INF for Custom Device... That Uses an In-Box Driver???

I have a pretty strange question, that comes from a customer situation.

S’pose I have a custom device that I know can use an in-box driver. And if I just let Windows claim it, by default it’ll work fine.

But I want to do a few extra things for devices of my specific VEN/DEV whenever they’re plugged-in… like maybe create some custom Registry settings or something.

What’s the best way to do this?

Is there any way I can ship a custom INF, that specifies my VEN/DEV and includes the custom stuff I need, that refers to an in-box driver?

That’d be a pretty small driver package (having just an INF). I can’t imagine I can Attestation Sign that??

Anybody ever dealt with anything like this?

Thanks,

Peter

Hi Peter,
I recall hearing some similar request before. Let me search through some archives, maybe there was something useful there.

You can, of course, do this with Needs and Includes. Common in the USB world. I understand there’s also a new “extension INF” that adds specific capabilities without requiring a bunch of duplication. And yes, you would need to attestation sign the package. It’s still PnP, so it still needs a CAT file.

Thank you, gentlemen.

Very strange… a driver package with just an INF and a CAT. Huh!

I appreciate the assistance.

Peter

Depending on your min supported OS an extension INF is a simpler solution.

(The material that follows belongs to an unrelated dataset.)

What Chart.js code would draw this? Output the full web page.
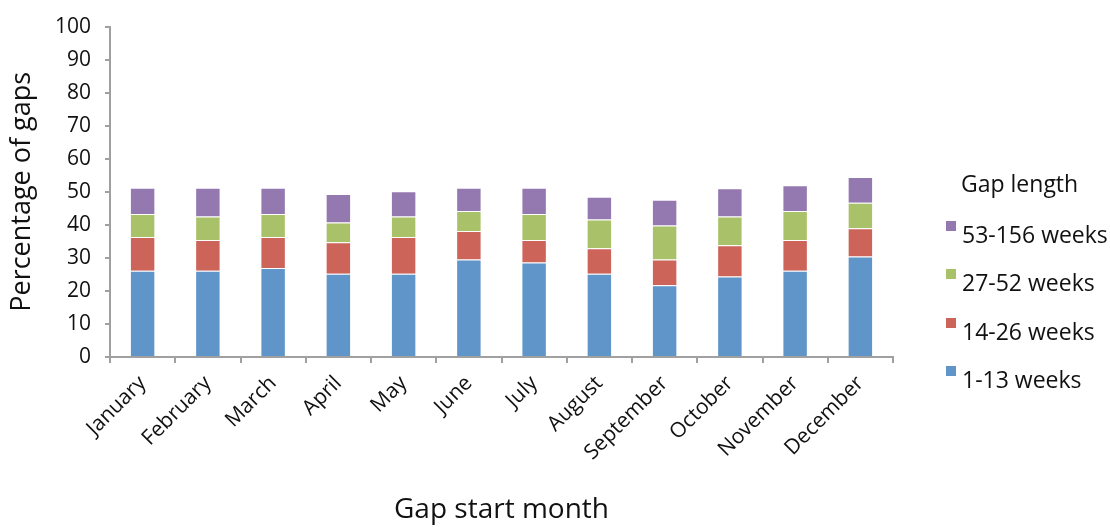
<!DOCTYPE html>
<html>
<head>
<meta charset="utf-8">
<script src="https://cdn.jsdelivr.net/npm/chart.js@4/dist/chart.umd.min.js"></script>
<style>
  body { margin: 0; background: #fff; }
  #wrap { position: relative; width: 1110px; height: 527px; }
  #legend { position: absolute; left: 946px; top: 167px; font-family: "Open Sans", sans-serif; color: #111; }
  #legend .title { font-size: 23px; margin-left: 15px; height: 48px; }
  #legend .item { height: 48.3px; font-size: 23px; position: relative; padding-left: 16px; line-height: 38px; }
  #legend .box { position: absolute; left: 0; top: 6px; width: 10px; height: 10px; }
</style>
</head>
<body>
<div id="wrap">
  <canvas id="gapChart" width="1110" height="527"></canvas>
  <div id="legend"></div>
</div>
<script>
// Gap start month chart

const months = ['January', 'February', 'March', 'April', 'May', 'June', 'July',
  'August', 'September', 'October', 'November', 'December'];

// percentage of gaps per length band
const weeks1to13 = [26.1, 26.1, 26.9, 25.2, 25.2, 29.5, 28.6, 25.2, 21.7, 24.4, 26.1, 30.4];
const weeks14to26 = [10.2, 9.3, 9.4, 9.5, 11.1, 8.6, 6.8, 7.7, 7.8, 9.4, 9.3, 8.6];
const weeks27to52 = [7.0, 7.1, 7.0, 6.0, 6.2, 6.1, 7.9, 8.7, 10.3, 8.7, 8.8, 7.7];
const weeks53to156 = [7.9, 8.7, 7.9, 8.6, 7.7, 7.0, 7.9, 6.9, 7.8, 8.6, 7.8, 7.8];

const seriesNames = ['1-13 weeks', '14-26 weeks', '27-52 weeks', '53-156 weeks'];
const seriesColors = ['#5f95c8', '#cd645a', '#a9c26a', '#9479b1'];

const font = '"Open Sans", sans-serif';
const axisGrey = '#a0a0a0';

const datasets = [weeks1to13, weeks14to26, weeks27to52, weeks53to156].map((vals, i) => ({
    label: seriesNames[i],
    data: vals,
    backgroundColor: seriesColors[i],
    borderColor: 'rgba(255,255,255,0.35)',
    borderWidth: 1,
    categoryPercentage: 1,
    barPercentage: 0.39
}));

const ctx = document.getElementById('gapChart').getContext('2d');
new Chart(ctx, {
    type: 'bar',
    data: { labels: months, datasets: datasets },
    options: {
        responsive: false,
        animation: false,
        layout: { padding: { top: 23, right: 217, left: 0, bottom: 0 } },
        plugins: {
            legend: { display: false },
            tooltip: { enabled: false }
        },
        scales: {
            x: {
                stacked: true,
                afterFit: s => { s.height = 170; },
                border: { display: true, color: axisGrey, width: 2 },
                grid: { display: true, drawOnChartArea: false, drawTicks: true, tickLength: 6, color: axisGrey, lineWidth: 2 },
                ticks: { color: '#111', font: { family: font, size: 21 }, minRotation: 45, maxRotation: 45, padding: 8 },
                title: { display: true, text: 'Gap start month', color: '#111', font: { family: font, size: 28 }, padding: { top: 0, bottom: 0 } }
            },
            y: {
                stacked: true,
                min: 0,
                max: 100,
                afterFit: s => { s.width = 110; },
                border: { display: true, color: axisGrey, width: 2 },
                grid: { display: true, drawOnChartArea: false, drawTicks: true, tickLength: 5, color: axisGrey, lineWidth: 2 },
                ticks: { stepSize: 10, color: '#111', font: { family: font, size: 21 }, padding: 14 },
                title: { display: true, text: 'Percentage of gaps', color: '#111', font: { family: font, size: 27 }, padding: { top: 6, bottom: 0 } }
            }
        }
    }
});

// legend, top entry is the last series like the stacked order
const legend = document.getElementById('legend');
legend.innerHTML = '<div class="title">Gap length</div>';
for (let i = seriesNames.length - 1; i >= 0; i--) {
    const item = document.createElement('div');
    item.className = 'item';
    item.innerHTML = '<span class="box" style="background:' + seriesColors[i] + '"></span>' + seriesNames[i];
    legend.appendChild(item);
}
</script>
</body>
</html>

It is applied as a layer on top of the in box INF.

Yes thanks. I see that now. I was pretty jazzed by the idea of Extension INFs, once Mr Roberts called them to my attention… but they’re only supported on some version of Win 10 and later. So I don’t think that will work. So I could Attestation Sign an INF with “needs” and “includes” for Win 10. How do you sign and empty driver package for Win 7 or Win 8? I mean… is there some sort of WHQL process by which I could sign this for a down-level OS? Or are we screwed by the whole cross-signing thing? Again, many thanks. This just isn’t an area where we’ve ever had to delve into before. Who knew you could have a driver package… without a driver. Peter

@“Peter_Viscarola_(OSR)” said:
Who knew you could have a driver package… without a driver.

sure, some display monitor drivers are of that type, .cat and .inf , no *.sys.
If I am not mistaken some modem drivers also of that type, and it was that way before Windows 10, so you could have it for legacy system I think

A hacky way… you can install an usermode service triggered by SERVICE_TRIGGER_TYPE_DEVICE_INTERFACE_ARRIVAL (this won’t require INFs, signing etc) and from there do whatever is needed. With obvious drawbacks.